Back-of-Envelope Cost Analysis

Assuming 1M users, each making 1 request per second:

  • Requests per second: 1 million QPS total.
  • Each request updates a token bucket counter or leaky bucket queue.
  • Redis can handle ~100K ops/sec per instance; need ~10 Redis instances for counters.
  • Network bandwidth: 1M QPS * ~200 bytes/request = ~200 MB/s (1.6 Gbps), requires multiple network links.
  • Memory: Each token bucket counter ~100 bytes; for 1M users = ~100 MB RAM, feasible in distributed cache.
Interview Tip

Start by explaining the rate limiting goal: controlling request rate per user or client.

Describe token bucket and leaky bucket simply, focusing on how they handle bursts and steady rates.

Discuss state storage challenges and how scaling affects latency and consistency.

Outline scaling strategies: horizontal scaling, distributed caches, sharding, and approximate methods.

Use real numbers to show understanding of system limits and trade-offs.

Self Check

Question: Your database handles 1000 QPS for rate limiting counters. Traffic grows 10x to 10,000 QPS. What do you do first?

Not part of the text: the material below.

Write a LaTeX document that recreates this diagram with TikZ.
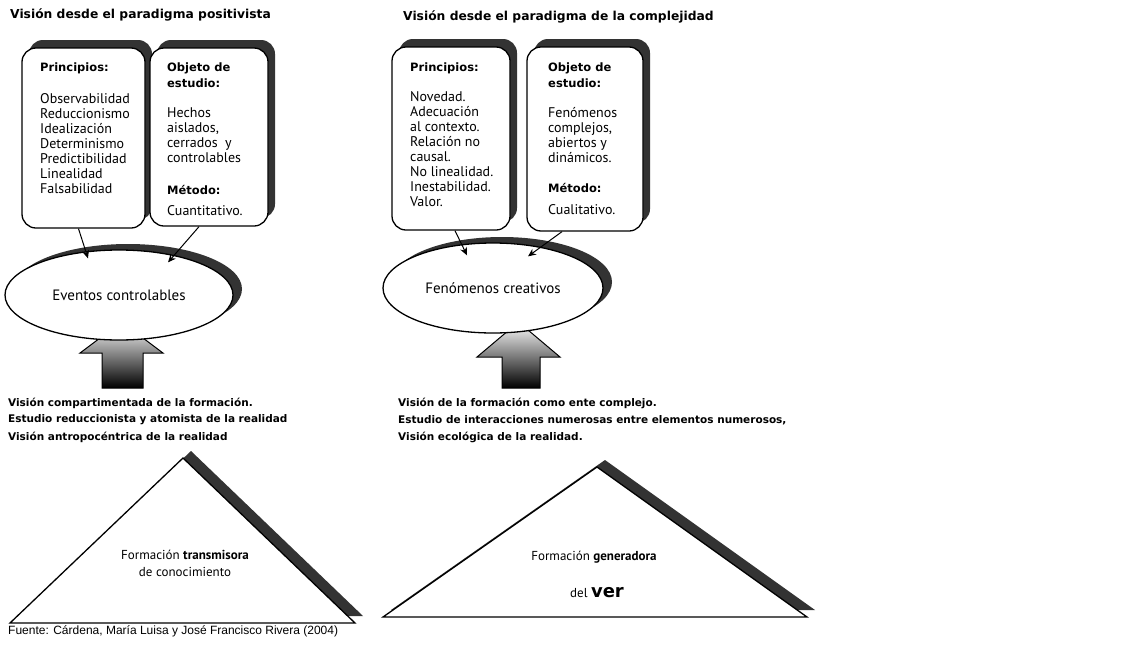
\documentclass[tikz,border=0pt]{standalone}
\usepackage{fontspec}
\setmainfont{PT Sans}
\newfontfamily\heavyfont{DejaVu Sans}
\newfontfamily\srcfont{Liberation Sans}
\usetikzlibrary{shadows,arrows.meta,shapes.geometric}
\newcommand{\hd}[1]{{\heavyfont\bfseries\fontsize{11.5}{15}\selectfont #1}}
\begin{document}
\begin{tikzpicture}[x=1pt,y=-1pt,
  box/.style={draw=black, line width=1.3pt, rounded corners=14pt, fill=white,
    inner sep=0pt,
    drop shadow={shadow xshift=7pt,shadow yshift=8pt,fill=black!80,opacity=1}},
  oval/.style={ellipse, draw=black, line width=1.3pt, fill=white, inner sep=0pt,
    font=\fontsize{15}{16}\selectfont,
    drop shadow={shadow xshift=9pt,shadow yshift=6pt,fill=black!80,opacity=1}},
  tri/.style={draw=black, line width=1.3pt, fill=white,
    drop shadow={shadow xshift=8pt,shadow yshift=7pt,fill=black!80,opacity=1}},
  blockarrow/.style={draw=black, line width=1pt, top color=white, bottom color=black},
  boxtext/.style={anchor=north west, align=left, inner sep=0pt,
    font=\fontsize{14}{15}\selectfont},
  title/.style={anchor=west, inner sep=0pt, font=\heavyfont\bfseries\fontsize{12.3}{14}\selectfont},
  note/.style={anchor=west, inner sep=0pt, font=\heavyfont\bfseries\fontsize{10.5}{12}\selectfont},
  tritext/.style={align=center, inner sep=0pt, font=\fontsize{13}{17}\selectfont},
  link/.style={line width=1pt, -{Stealth[length=8pt,width=7pt]}}
]
\useasboundingbox (0,0) rectangle (1131,648);
\fill[white] (0,0) rectangle (1131,648);

% titles
\node[title] (h1) at (10,15) {Visión desde el paradigma positivista};
\node[title] (h2) at (403,17) {Visión desde el paradigma de la complejidad};

% boxes
\node[box, minimum width=123pt, minimum height=180pt] (b1) at (83.5,138) {};
\node[box, minimum width=118pt, minimum height=178pt] (b2) at (209,137) {};
\node[box, minimum width=118pt, minimum height=183pt] (b3) at (451,138.5) {};
\node[box, minimum width=116pt, minimum height=184pt] (b4) at (585,139) {};

\node[boxtext] (b1t) at (40,63) {\hd{Principios:}\\[17pt]
Observabilidad\\Reduccionismo\\Idealización\\Determinismo\\Predictibilidad\\Linealidad\\Falsabilidad};
\node[boxtext] (b2t) at (167,63) {\hd{Objeto de}\\[1pt]\hd{estudio:}\\[15pt]
Hechos\\aislados,\\cerrados\ \ y\\controlables\\[17pt]\hd{Método:}\\[6pt]Cuantitativo.};
\node[boxtext] (b3t) at (410,63) {\hd{Principios:}\\[15pt]
Novedad.\\Adecuación\\al contexto.\\Relación no\\causal.\\No linealidad.\\Inestabilidad.\\Valor.};
\node[boxtext] (b4t) at (548,63) {\hd{Objeto de}\\[1pt]\hd{estudio:}\\[15pt]
Fenómenos\\complejos,\\abiertos y\\dinámicos.\\[15pt]\hd{Método:}\\[7pt]Cualitativo.};

% block arrows (drawn before the ovals, which hide their tips)
\path[blockarrow] (102,388) -- (102,353) -- (80,353) -- (121.5,322) -- (163,353) -- (143,353) -- (143,388) -- cycle;
\path[blockarrow] (502,388) -- (502,357) -- (477,357) -- (518.5,322) -- (560,357) -- (540,357) -- (540,388) -- cycle;

% ovals
\node[oval, minimum width=228pt, minimum height=90pt] (e1) at (119,295) {Eventos controlables};
\node[oval, minimum width=220pt, minimum height=90pt] (e2) at (493,288) {Fenómenos creativos};

% connectors
\draw[link] ([xshift=-5pt]b1.south) -- ([xshift=-31pt,yshift=-9pt]e1.north);
\draw[link] ([xshift=-10pt]b2.south) -- ([xshift=49pt,yshift=-13pt]e1.north);
\draw[link] ([xshift=4pt]b3.south) -- ([xshift=-26pt,yshift=-13pt]e2.north);
\draw[link] ([xshift=-23pt]b4.south) -- ([xshift=35pt,yshift=-14pt]e2.north);

% notes
\node[note] (n1) at (8,403) {Visión compartimentada de la formación.};
\node[note] (n2) at (8,420) {Estudio reduccionista y atomista de la realidad};
\node[note] (n3) at (8,437) {Visión antropocéntrica de la realidad};
\node[note] (n4) at (398,403) {Visión de la formación como ente complejo.};
\node[note] (n5) at (398,420) {Estudio de interacciones numerosas entre elementos numerosos,};
\node[note] (n6) at (398,437) {Visión ecológica de la realidad.};

% triangles
\draw[tri] (183,458) -- (355,623) -- (10,623) -- cycle;
\draw[tri] (597,467) -- (807,617) -- (383,617) -- cycle;
\node[tritext] (t1) at (185,563) {Formación \textbf{transmisora}\\de conocimiento};
\node[tritext] (t2) at (594,557) {Formación \textbf{generadora}};
\node[tritext, anchor=base] (t3) at (597,597) {del {\heavyfont\bfseries\fontsize{18}{18}\selectfont ver}};

% source
\node[anchor=west, inner sep=0pt, font=\srcfont\fontsize{12}{14}\selectfont] (src) at (8,631)
  {Fuente: Cárdena, María Luisa y José Francisco Rivera (2004)};
\end{tikzpicture}
\end{document}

Answer: Introduce a distributed cache like Redis with sharding to offload counters from the database, reducing latency and increasing throughput.

Key Result
Rate limiting algorithms scale well initially with in-memory counters but face bottlenecks in distributed state storage as traffic grows; scaling requires distributed caches, sharding, and approximate methods to maintain low latency and high throughput.